Sì, come se l’arte fosse qualcosa che possa andare al risparmio. Mi chiedo cosa ne sarebbe stato dei fratelli Karamàzov se Dostoevskij avesse fondato la sua letteratura su tre, massimo quattro personaggi.

Riguardo al pubblico, sicuramente quello italiano è meno scolarizzato dal punto di vista teatrale rispetto a quello francese in generale e parigino in particolare, pensa che questo comporti una maggiore partecipazione emotiva nello spettatore italiano?

Sicuramente, anche se penso che il pubblico italiano sia molto preparato al teatro naturalmente, nel senso che l’Italia è un paese molto teatrale. Basta guardare la sua storia, le sue manifestazioni...

Quindi possiamo dire che il pubblico italiano è dotato di una cultura teatrale in senso antropologico ma non dottrinale?

Esatto, per questo penso che il pubblico italiano sia un ottimo pubblico, qui invece (Parigi n.d.r) se uno non è subito preso dallo spettacolo si alza e se ne va, non ha la pazienza di aspettare, di capire che succede dopo. Ho l’impressione che il pubblico francese non voglia perdere tempo, se c’è immediatamente una corrispondenza di amorosi sensi va bene, altrimenti va via!

Avremmo una domanda per quanto riguarda la messa in scena e la regia. Abbiamo l’impressione che lei lavori molto sul corpo, e che il corpo sia il mezzo attraverso il quale si afferma l’identità e la libertà d’espressione. É esatto?

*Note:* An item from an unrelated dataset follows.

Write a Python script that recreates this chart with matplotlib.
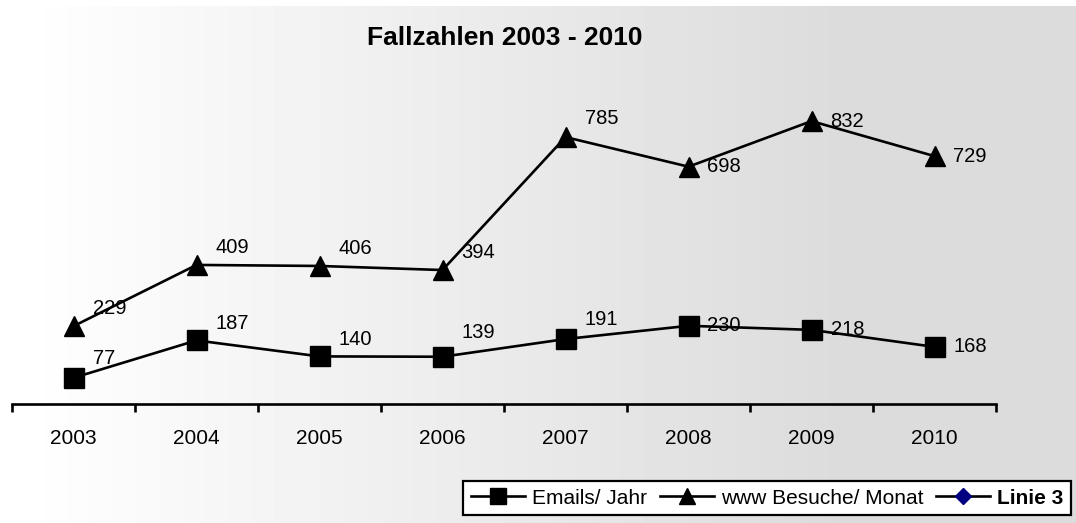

Sì, io lavoro molto con gli attori e scrivo sui loro corpi la drammaturgia perché per me è molto importante far nascere dall’attore la proposta del gesto, della parola e dell’espressione. Per me è fondamentale che gli attori si prendano la responsabilità del gesto che fanno, di quello che dicono e della storia che vivono nello spettacolo! Perché voglio che loro abbiano una sorta di coscienza critica rispetto a ciò che fanno. Per questo il lavoro è molto violento con gli attori, si mettono in gioco delle cose forti, dei sentimenti forti. Non è un teatro ragionato il mio, é un teatro s-ragionevole che con la ragione non ha niente a che fare. Questo a volte crea molti conflitti e molti disturbi. Insomma si crea un rapporto sicuramente molto forte.